= Katherine Jerkovic =

Canadian film director

Katherine Jerkovic is a Canadian film director. Her debut feature film, Roads in February (Les routes en février), won the Toronto International Film Festival Award for Best Canadian First Feature Film at the 2018 Toronto International Film Festival. Her second feature, titled Coyote, also opened at TIFF in 2022 and has received several awards.

Of Croatian, Uruguayan and Argentine descent, Jerkovic grew up in Belgium and Uruguay before moving at age 18 to Montreal, where she studied film at Concordia University. She directed the short films Atlas sur l'aube in 2004 and The Winter's Keeper (Le gardien d'hiver) in 2010 before directing Roads in February.

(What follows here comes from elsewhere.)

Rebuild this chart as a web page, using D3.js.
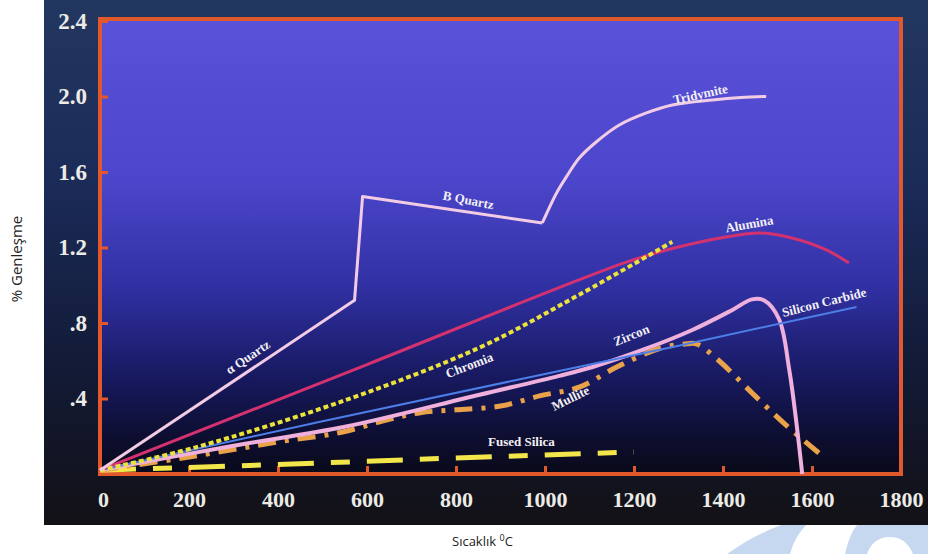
<!DOCTYPE html>
<html><head><meta charset="utf-8">
<script src="https://cdn.jsdelivr.net/npm/d3@7"></script>
<style>body{margin:0;background:#fff}svg{display:block}</style>
</head><body>
<svg id="c" width="928" height="554"></svg>
<script>
// ---- data ----
const xTicks = [0,200,400,600,800,1000,1200,1400,1600,1800];
const yTicks = [0.4,0.8,1.2,1.6,2.0,2.4];
const yTickLabels = [".4",".8","1.2","1.6","2.0","2.4"];

const quartzT = [0,572,590,994];
const quartzV = [0.02,0.92,1.47,1.33];
const tridymiteT = [994,1026,1048,1077,1115,1167,1228,1286,1376,1440,1497];
const tridymiteV = [1.33,1.489,1.574,1.674,1.759,1.849,1.913,1.955,1.982,1.995,2.0];
const aluminaT = [0,600,1180,1295,1407,1481,1555,1632,1683];
const aluminaV = [0.02,0.58,1.12,1.20,1.256,1.277,1.25,1.187,1.118];
const chromiaT = [0,213,550,853,1077,1286];
const chromiaV = [0.02,0.14,0.39,0.67,0.95,1.23];
const sicT = [0,500,1000,1300,1700];
const sicV = [0.02,0.28,0.53,0.68,0.885];
const zirconT = [0,300,550,853,1032,1107,1219,1331,1421,1465,1492,1526,1549,1564,1578];
const zirconV = [0.02,0.15,0.25,0.42,0.52,0.567,0.657,0.763,0.869,0.925,0.92,0.82,0.55,0.29,0.0];
const mulliteT = [0,200,400,540,650,720,800,900,990,1077,1160,1257,1320,1340,1391,1465,1541,1616];
const mulliteV = [0.02,0.09,0.17,0.22,0.29,0.325,0.34,0.36,0.415,0.46,0.565,0.665,0.69,0.69,0.60,0.43,0.26,0.11];
const fusedT = [0,400,800,1200];
const fusedV = [0.02,0.05,0.085,0.117];

// label annotations (data coords + rotation)
const labelNames = ["α Quartz","B Quartz","Tridymite","Alumina","Chromia","Zircon","Silicon Carbide","Mullite","Fused Silica"];
const labelT = [332,828,1349,1459,830,1194,1627,1057,947];
const labelV = [0.62,1.452,2.013,1.325,0.577,0.736,0.911,0.403,0.175];
const labelRot = [-34,11,-12,-10,-21,-22,-14,-26,0];

// ---- drawing ----
const svg = d3.select("#c");
const x = d3.scaleLinear().domain([0,1800]).range([100,901]);
const y = d3.scaleLinear().domain([0,2.4]).range([474,21]);

const defs = svg.append("defs");
const g1 = defs.append("linearGradient").attr("id","photo").attr("x1",0).attr("y1",0).attr("x2",0).attr("y2",1);
[["0%","#22375f"],["35%","#1b2b58"],["70%","#121a36"],["100%","#131116"]].forEach(s=>g1.append("stop").attr("offset",s[0]).attr("stop-color",s[1]));
const g2 = defs.append("linearGradient").attr("id","plot").attr("x1",0).attr("y1",0).attr("x2",0).attr("y2",1);
[["0%","#5a52d8"],["35%","#4c46cc"],["60%","#2f2fa0"],["78%","#181a62"],["92%","#0d0e30"],["100%","#0a0a1a"]].forEach(s=>g2.append("stop").attr("offset",s[0]).attr("stop-color",s[1]));

// photo background
svg.append("rect").attr("x",44).attr("y",0).attr("width",884).attr("height",525).attr("fill","url(#photo)");
svg.append("rect").attr("x",x(0)).attr("y",y(2.4)-2).attr("width",x(1800)-x(0)).attr("height",y(0)-y(2.4)+2).attr("fill","url(#plot)");

// watermark shapes
svg.append("path").attr("d","M727,554 Q752,536 781,525 L806,525 Q794,538 790,554 Z").attr("fill","#c6d8f0");
svg.append("path").attr("d","M845,554 Q849,535 857,525 L928,525 L928,554 L913,554 Q906,537 890,537 Q873,537 867,554 Z").attr("fill","#c6d8f0");

// axes
const orange = "#e0582c";
const serif = "'Liberation Serif','Times New Roman',serif";
const xa = svg.append("g").attr("transform",`translate(0,${y(0)})`)
  .call(d3.axisBottom(x).tickValues(xTicks).tickSize(-8).tickPadding(17).tickFormat(d3.format("d")));
xa.select(".domain").remove();
xa.selectAll("line").attr("stroke",orange).attr("stroke-width",3);
xa.selectAll("text").attr("fill","#ecebe6").attr("font-family",serif)
  .attr("font-weight","bold").attr("font-size",22);
xa.selectAll(".tick").filter(d=>d===0).select("text").attr("dx",3);

const ya = svg.append("g").attr("transform",`translate(${x(0)},0)`)
  .call(d3.axisLeft(y).tickValues(yTicks).tickSize(-8).tickPadding(13).tickFormat((d,i)=>yTickLabels[i]));
ya.select(".domain").remove();
ya.selectAll("line").attr("stroke",orange).attr("stroke-width",3);
ya.selectAll("text").attr("fill","#ecebe6").attr("font-family",serif)
  .attr("font-weight","bold").attr("font-size",23);

// frame
svg.append("path")
  .attr("d",`M${x(0)},${y(0)} L${x(0)},${y(2.4)-2} L${x(1800)},${y(2.4)-2} L${x(1800)},${y(0)} Z`)
  .attr("fill","none").attr("stroke",orange).attr("stroke-width",4);

// lines
function series(T,V){ return T.map((t,i)=>[t,V[i]]); }
const lineLin = d3.line().x(d=>x(d[0])).y(d=>y(d[1]));
const lineSm = d3.line().x(d=>x(d[0])).y(d=>y(d[1])).curve(d3.curveCatmullRom.alpha(0.5));
const plot = svg.append("g").attr("fill","none").attr("stroke-linecap","butt").attr("stroke-linejoin","round");

plot.append("path").attr("d",lineLin(series(fusedT,fusedV))).attr("stroke","#f2e64a").attr("stroke-width",5).attr("stroke-dasharray","36 17 19 17");
plot.append("path").attr("d",lineSm(series(mulliteT,mulliteV))).attr("stroke","#eaa24a").attr("stroke-width",5).attr("stroke-dasharray","18 9 4 9");
plot.append("path").attr("d",lineSm(series(zirconT,zirconV))).attr("stroke","#f0b0dc").attr("stroke-width",4);
plot.append("path").attr("d",lineLin(series(sicT,sicV))).attr("stroke","#4d7ee8").attr("stroke-width",2);
plot.append("path").attr("d",lineSm(series(aluminaT,aluminaV))).attr("stroke","#d4326f").attr("stroke-width",3);
plot.append("path").attr("d",lineSm(series(chromiaT,chromiaV))).attr("stroke","#ece23c").attr("stroke-width",4).attr("stroke-dasharray","5 3");
plot.append("path").attr("d",lineLin(series(quartzT,quartzV))).attr("stroke","#f2cce4").attr("stroke-width",3);
plot.append("path").attr("d",lineSm(series(tridymiteT,tridymiteV))).attr("stroke","#f2cce4").attr("stroke-width",3);

// labels
const lab = svg.append("g").attr("font-family",serif)
  .attr("font-weight","bold").attr("font-size",13).attr("fill","#f4f0f4").attr("text-anchor","middle");
labelNames.forEach((n,i)=>{
  const px = x(labelT[i]), py = y(labelV[i]);
  lab.append("text").attr("transform",`translate(${px},${py}) rotate(${labelRot[i]})`).attr("dy","0.35em").text(n);
});

// outer axis titles
svg.append("text").attr("transform","translate(22,259) rotate(-90)").attr("text-anchor","middle")
  .attr("font-family","'Open Sans',sans-serif").attr("font-size",15).attr("fill","#222").text("% Genleşme");
const xt = svg.append("text").attr("x",452).attr("y",546).attr("font-family","'Open Sans',sans-serif")
  .attr("font-size",13).attr("fill","#222");
xt.append("tspan").text("Sıcaklık ");
xt.append("tspan").attr("font-size",9).attr("dy",-5).text("0");
xt.append("tspan").attr("dy",5).text("C");
</script>
</body></html>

The film was named to the Toronto International Film Festival's year-end Canada's Top Ten list for 2018, and Jerkovic won the Vancouver Film Critics Circle's "One to Watch" award at the Vancouver Film Critics Circle Awards 2018. She was also a nominee for Best Director and Best Screenplay. Her second narrative feature, titled Coyote, began shooting in fall 2021. It premiered at the 2022 Toronto International Film Festival and was awarded Best Canadian Feature and Best Actor (Jorge Martinez Colorado) at the Whistler Film festival. It had its US premiere at the Santa Barbara International Film Festival in competition and won Best Narrative Feature and Best Actor (Jorge Martinez Colorado) at the Brooklyn Film Festival. It has gathered awards for best narrative feature is other festivals such as the Venice Film Week, the Brussels Independent Film Festival and Hong Kong Art House Film festival. She is currently developing her third feature, an English language drama blending social realism and the supernatural genre. The project has been selected to participate in the Whistler Festival Screenwriters Lab in 2023.